Talking about the reaction of non-Tamils, Ms. Lang says, “Although some municipalities raised minor complaints about the noise of processions, for example, the general population seemed indifferent toward such practices, with some land owners even encouraging religious practice and donating animals for sacrifice”.

Resistance

Ms. Lang writes: “Several important factors impacted the development of Hindu practices in La Réunion, including French assimilationist politics, a powerful Catholic Church, the distance from India, métissage (race-mixing), and contact with different religious traditions”.

As per Ms. Langs’s account, “More severe opposition to Hindu religion came from the Catholic Church. Several Catholic priests claimed these ceremonies were pagan and even infernal, and such accusations were documented a century later in the 1980s.” But she says that these attempts were neutralised by Tamils using their administrative and negotiating skills. They began to form associations in the 1870s to advocate for celebrating their religious festivals, construction of temples, and more.

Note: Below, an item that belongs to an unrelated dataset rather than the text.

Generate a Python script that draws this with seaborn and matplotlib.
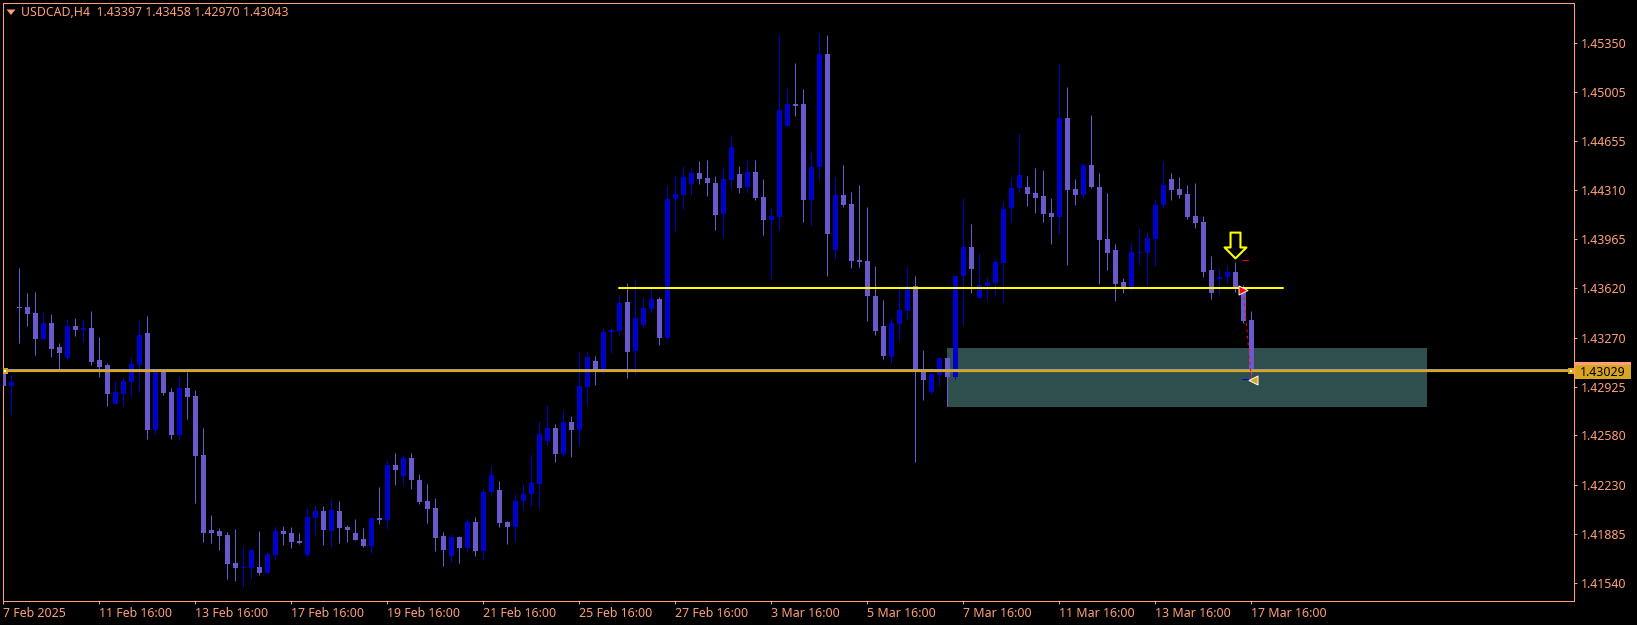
import numpy as np
import pandas as pd
import matplotlib
matplotlib.use("Agg")
import matplotlib.pyplot as plt
from matplotlib.path import Path
from matplotlib.patches import Rectangle, Polygon
import seaborn as sns

# ---- data (USDCAD H4, one entry per candle) ----
opens = [1.43051,1.42927,1.43488,1.43484,1.43441,1.43258,1.43371,1.43202,1.43124,1.43350,
1.43322,1.43336,1.43110,1.43075,1.42800,1.42870,1.42955,1.43075,1.43300,1.42617,
1.43040,1.42884,1.42581,1.42913,1.42856,1.42440,1.41912,1.41904,1.41876,1.41679,
1.41644,1.41644,1.41651,1.41608,1.41735,1.41904,1.41890,1.41834,1.41735,1.41996,
1.42045,1.41904,1.42045,1.41933,1.41890,1.41848,1.41799,1.41996,1.41982,1.42370,
1.42292,1.42419,1.42264,1.42116,1.42067,1.41869,1.41728,1.41862,1.41785,1.41968,
1.41763,1.42179,1.42194,1.41968,1.41933,1.42116,1.42165,1.42236,1.42539,1.42631,
1.42447,1.42673,1.42617,1.42920,1.43103,1.43040,1.43307,1.43314,1.43519,1.43173,
1.43357,1.43470,1.43540,1.43265,1.44252,1.44280,1.44358,1.44435,1.44400,1.44365,
1.44146,1.44386,1.44428,1.44337,1.44442,1.44266,1.44104,1.44125,1.44767,1.44922,
1.44922,1.44245,1.44478,1.45274,1.43886,1.44280,1.44217,1.43815,1.43808,1.43561,
1.43350,1.43131,1.43364,1.43455,1.43632,1.43040,1.42884,1.43004,1.43124,1.42990,
1.43702,1.43907,1.43547,1.43632,1.43653,1.43794,1.44182,1.44323,1.44337,1.44294,
1.44273,1.44153,1.44125,1.44823,1.44316,1.44280,1.44492,1.44337,1.43963,1.43886,
1.43660,1.43625,1.43871,1.43871,1.43970,1.44203,1.44393,1.44316,1.44287,1.44132,
1.44083,1.43745,1.43681,1.43695,1.43730,1.43611,1.43397]
closes = [1.42927,1.42955,1.43481,1.43434,1.43258,1.43371,1.43188,1.43159,1.43350,1.43322,
1.43336,1.43096,1.43061,1.42870,1.42884,1.42962,1.43082,1.43286,1.42617,1.43040,
1.42877,1.42581,1.42913,1.42849,1.42433,1.41890,1.41890,1.41869,1.41672,1.41644,
1.41651,1.41770,1.41608,1.41742,1.41904,1.41883,1.41827,1.41820,1.42003,1.42045,
1.41912,1.42053,1.41926,1.41912,1.41841,1.41799,1.41996,1.41982,1.42370,1.42335,
1.42419,1.42264,1.42109,1.42060,1.41855,1.41770,1.41862,1.41785,1.41968,1.41763,
1.42179,1.42299,1.41961,1.41933,1.42116,1.42165,1.42243,1.42588,1.42631,1.42447,
1.42673,1.42617,1.42927,1.43131,1.43040,1.43307,1.43322,1.43512,1.43166,1.43406,
1.43477,1.43540,1.43265,1.44252,1.44287,1.44407,1.44435,1.44393,1.44365,1.44139,
1.44393,1.44619,1.44330,1.44442,1.44259,1.44104,1.44132,1.44880,1.44922,1.44908,
1.44245,1.44478,1.45274,1.44005,1.44280,1.44210,1.43808,1.43801,1.43561,1.43314,
1.43138,1.43371,1.43463,1.43632,1.43040,1.42969,1.43011,1.43124,1.42990,1.43707,
1.43907,1.43752,1.43639,1.43660,1.43801,1.44175,1.44330,1.44421,1.44287,1.44259,
1.44146,1.44125,1.44823,1.44309,1.44280,1.44492,1.44337,1.43956,1.43871,1.43646,
1.43625,1.43878,1.43878,1.43977,1.44210,1.44351,1.44309,1.44280,1.44125,1.44076,
1.43730,1.43582,1.43695,1.43730,1.43611,1.43385,1.43043]
highs = [1.43392,1.43011,1.43759,1.43582,1.43589,1.43448,1.43434,1.43230,1.43399,1.43406,
1.43399,1.43455,1.43272,1.43089,1.42962,1.42983,1.43131,1.43392,1.43420,1.43047,
1.43045,1.42913,1.42997,1.43025,1.42899,1.42631,1.42017,1.41926,1.41897,1.41919,
1.41792,1.41778,1.41904,1.41756,1.41940,1.41940,1.41933,1.41890,1.42067,1.42088,
1.42081,1.42130,1.42116,1.41947,1.41989,1.41926,1.42003,1.42215,1.42405,1.42454,
1.42440,1.42454,1.42306,1.42236,1.42137,1.41897,1.41883,1.41869,1.41996,1.42003,
1.42201,1.42363,1.42257,1.41975,1.42165,1.42236,1.42447,1.42680,1.42793,1.42659,
1.42750,1.42715,1.43166,1.43166,1.43138,1.43329,1.43336,1.43568,1.43653,1.43681,
1.43547,1.43632,1.43554,1.44344,1.44421,1.44485,1.44471,1.44520,1.44527,1.44414,
1.44478,1.44696,1.44485,1.44527,1.44527,1.44393,1.44189,1.45408,1.45035,1.45211,
1.45028,1.44591,1.45422,1.45408,1.44407,1.44492,1.44301,1.44351,1.44189,1.43773,
1.43533,1.43406,1.43611,1.43766,1.43702,1.43181,1.43054,1.43131,1.43124,1.43707,
1.44259,1.44069,1.43871,1.43695,1.43822,1.44231,1.44400,1.44717,1.44414,1.44471,
1.44457,1.44259,1.45204,1.45042,1.44393,1.44506,1.44844,1.44435,1.44294,1.43928,
1.43688,1.43935,1.44041,1.44019,1.44252,1.44513,1.44435,1.44407,1.44351,1.44365,
1.44132,1.43843,1.43759,1.43780,1.43801,1.43639,1.43458]
lows = [1.42793,1.42729,1.43230,1.43350,1.43145,1.43258,1.43131,1.43040,1.43117,1.43279,
1.43237,1.43075,1.42990,1.42786,1.42800,1.42786,1.42856,1.42884,1.42553,1.42588,
1.42863,1.42553,1.42546,1.42694,1.42102,1.41827,1.41820,1.41770,1.41566,1.41552,
1.41510,1.41566,1.41594,1.41608,1.41707,1.41806,1.41785,1.41813,1.41728,1.41876,
1.41806,1.41792,1.41820,1.41827,1.41841,1.41792,1.41749,1.41954,1.41919,1.42229,
1.42236,1.42201,1.42095,1.41961,1.41763,1.41658,1.41686,1.41679,1.41763,1.41728,
1.41700,1.42165,1.41933,1.41813,1.41834,1.42060,1.42081,1.42067,1.42511,1.42391,
1.42433,1.42426,1.42511,1.42793,1.42934,1.43011,1.43159,1.43286,1.42983,1.43004,
1.43343,1.43441,1.43216,1.43251,1.44019,1.44175,1.44280,1.44358,1.44273,1.44027,
1.43984,1.44323,1.44294,1.44294,1.44245,1.43998,1.43681,1.44027,1.44767,1.44837,
1.44083,1.44055,1.44386,1.43702,1.43822,1.44189,1.43759,1.43766,1.43385,1.43286,
1.43117,1.43089,1.43251,1.43399,1.42391,1.42828,1.42870,1.42927,1.42786,1.42976,
1.43357,1.43582,1.43547,1.43533,1.43561,1.43519,1.44083,1.44294,1.44196,1.44153,
1.44090,1.43928,1.44005,1.43780,1.44210,1.44259,1.44323,1.43646,1.43745,1.43526,
1.43582,1.43596,1.43780,1.43639,1.43773,1.44182,1.44245,1.44259,1.44111,1.44041,
1.43695,1.43540,1.43568,1.43653,1.43589,1.43371,1.42970]

price_ticks = [1.45350,1.45005,1.44655,1.44310,1.43965,1.43620,1.43270,1.42925,1.42580,1.42230,1.41885,1.41540]
date_labels = ["7 Feb 2025","11 Feb 16:00","13 Feb 16:00","17 Feb 16:00","19 Feb 16:00","21 Feb 16:00",
               "25 Feb 16:00","27 Feb 16:00","3 Mar 16:00","5 Mar 16:00","7 Mar 16:00","11 Mar 16:00",
               "13 Mar 16:00","17 Mar 16:00"]
date_positions = [12 * k for k in range(len(date_labels))]
header = "USDCAD,H4  1.43397 1.43458 1.42970 1.43043"
bid_label = "1.43029"
bid_price = 1.43033
ask_price = 1.43047
level_price = 1.43620
zone_low, zone_high = 1.42781, 1.43195
zone_start, zone_end = 118, 178
level_start, level_end = 77, 160
signal_candle = 154
signal_price = 1.43921
entry_candle, entry_price = 155, 1.43603
exit_candle, exit_price = 156, 1.42981
stop_price, target_price = 1.43815, 1.42981
exit_mark_pos, exit_mark_price = 156.2, 1.42973

# ---- style ----
W, H = 1637, 625
BG = "#000000"; FG = "#FFA07A"; UP = "#0000CD"; DOWN = "#6A5ACD"
GOLD = "#DAA520"; YEL = "#FFFF00"; ZONE = "#2F4F4F"
PX = 0.72  # one pixel in points at dpi 100

sns.set_theme(style="dark", rc={"axes.facecolor": BG, "figure.facecolor": BG, "axes.grid": False})
plt.rcParams["font.family"] = ["Noto Sans", "DejaVu Sans"]
FS = 8.9

df = pd.DataFrame({"i": np.arange(len(opens)), "open": opens, "high": highs, "low": lows, "close": closes})
df["top"] = df[["open", "close"]].max(axis=1)
df["bottom"] = df[["open", "close"]].min(axis=1)
df["height"] = df["top"] - df["bottom"]
df["up"] = df["close"] >= df["open"]

fig = plt.figure(figsize=(W / 100, H / 100), dpi=100, facecolor=BG)
ax = fig.add_axes([2.5 / W, 1 - 601 / H, (1573.7 - 2.5) / W, (601 - 2.5) / H], facecolor=BG)

ax.add_patch(Rectangle((zone_start, zone_low), zone_end - zone_start, zone_high - zone_low,
                       facecolor=ZONE, edgecolor="none", zorder=1))

for is_up, colour in [(False, DOWN), (True, UP)]:
    part = df[df["up"] == is_up].sort_values("i")
    ax.vlines(part["i"], part["low"], part["high"], color=colour, linewidth=PX, zorder=2)
    sns.barplot(data=part, x="i", y="height", bottom=part["bottom"].to_numpy(), native_scale=True,
                color=colour, saturation=1, errorbar=None, width=0.6, linewidth=0, ax=ax, zorder=3)

# levels
sns.lineplot(x=[level_start, level_end], y=[level_price, level_price], color=YEL, linewidth=2 * PX, ax=ax, zorder=5)
ax.axhline(ask_price, color="#9A9A9A", linewidth=PX, zorder=5)
ax.axhline(bid_price, color=GOLD, linewidth=2.2 * PX, zorder=6)
ax.scatter([0.2, 195.9], [bid_price, bid_price], marker="s", s=19, color=GOLD, linewidths=0, zorder=7)
ax.scatter([0.2, 195.9], [bid_price, bid_price], marker="s", s=2, color="white", linewidths=0, zorder=8)

# trade objects
ax.plot([entry_candle, exit_candle], [entry_price, exit_price], color="#FF0000", linewidth=PX,
        linestyle=(0, (3, 3.5)), zorder=9)
ax.plot([entry_candle - 0.2, entry_candle + 0.6], [stop_price, stop_price], color="#FF0000", linewidth=PX, zorder=7)
ax.plot([entry_candle - 0.2, entry_candle + 0.6], [target_price, target_price], color=UP, linewidth=PX, zorder=7)
ax.scatter([entry_candle], [entry_price], marker=">", s=42, facecolor="#FF0000", edgecolor="white", linewidths=0.7, zorder=10)
ax.scatter([exit_mark_pos], [exit_mark_price], marker="<", s=42, facecolor=GOLD, edgecolor="white", linewidths=0.7, zorder=10)

arrow = Path(np.array([(-5, 13), (5, 13), (5, -2), (11, -2), (0, -13), (-11, -2), (-5, -2), (-5, 13)], float), closed=True)
ax.scatter([signal_candle], [signal_price], marker=arrow, s=345, facecolor=BG, edgecolor=YEL, linewidths=1.5, zorder=10)

# axes
ax.set_xlim(-0.1, 196.3)
ax.set_ylim(1.41411, 1.45636)
ax.set_xlabel(""); ax.set_ylabel("")
ax.yaxis.tick_right()
ax.set_yticks(price_ticks)
ax.set_yticklabels([f"{p:.5f}" for p in price_ticks])
ax.set_xticks(date_positions)
ax.set_xticklabels(date_labels, ha="left")
ax.tick_params(axis="both", which="major", colors=FG, labelcolor=FG, length=2.4, width=PX, labelsize=FS,
               bottom=True, right=True, left=False, top=False)
ax.tick_params(axis="y", pad=3)
ax.tick_params(axis="x", pad=2.2)
for s in ax.spines.values():
    s.set_color(FG); s.set_linewidth(PX); s.set_visible(True)

# header and current price box
fig.text(21 / W, 1 - 12.5 / H, header, color=FG, fontsize=FS, va="center", ha="left")
fig.add_artist(Polygon([(6.5 / W, 1 - 9.5 / H), (15.5 / W, 1 - 9.5 / H), (11 / W, 1 - 15 / H)],
                       closed=True, facecolor=FG, edgecolor="none", transform=fig.transFigure))
fig.add_artist(Rectangle((1575 / W, 1 - 365 / H), 56 / W, 3 / H, facecolor=FG, edgecolor="none", transform=fig.transFigure))
fig.add_artist(Rectangle((1575 / W, 1 - 378.7 / H), 56 / W, 13.7 / H, facecolor=GOLD, edgecolor="none", transform=fig.transFigure))
fig.text(1580.3 / W, 1 - 372 / H, bid_label, color="black", fontsize=FS, va="center", ha="left")

fig.savefig("out.png", dpi=100, facecolor=BG)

“The magazine Présence, first issued by Le Club Tamoul in 1980, already featured debates about animal sacrifices. The association president noted that animal sacrifices presented an important social part of the get-togethers of Reunionese Hindus”, writes Ms. Lang.

But the Catholic Church wasn’t the only one at odds with the community’s liberty to practice their rituals. “Toward the turn of the last century, some priests from India visited the island to campaign against the ritual of animal sacrifice”, says Prof. Kurinjivendan. He elaborates that the priests had travelled to all the nearby settlements with a large Tamil population to propagate this message and through these attempts the ritual of animal sacrifice came completely to an end in Mauritius.

The Tamil-origin socio-linguist from the island narrates a similar account. She says that after the 1970s and 1980s, some Brahmin priests from India visited the temples at Réunion to stop the practice of animal sacrifice. She, however, says though they now may not do the animal sacrifice ritual for deities like Vishnu, it is still practised in Amman temples.

Fractures within the community

Ms. Lang documents that although the Fédération Tamoule is the Hindu organization with the most impact in La Réunion, it also has its opponents. “These include the Fédération Tamoule Populaire (FTP), a federation of ‘small’ temples recently founded by one Reunionese priest in particular and supported by a few others. The FTP objects to the presence of Indian Brahmin priests in “big” temples, and sees the practice of animal sacrifices as threatened. Although the members of the Fédération Tamoule insist that they do not want to abolish animal sacrifices, members of the FTP seem to associate the Fédération Tamoule with the vegetarianism in ‘big’ temples, and thus ultimately with Indian Bpriests whom they accuse of having oppressed their ancestors and of having sold them as slaves”, she writes.

“Most representative members of the Fédération Tamoule are university-educated professionals from middle-class backgrounds with effective social networks. A combination of saving and transmitting the knowledge of their ancestors, as well as developing knowledge from India through the Brahmin priests and other forms of exchange, fits their interests well. By contrast, most members of the FTP present themselves as economically and socially oppressed, which they use to justify why they despise the Brahmin priests and wealthy ‘big’ temples”, writes Ms. Lang.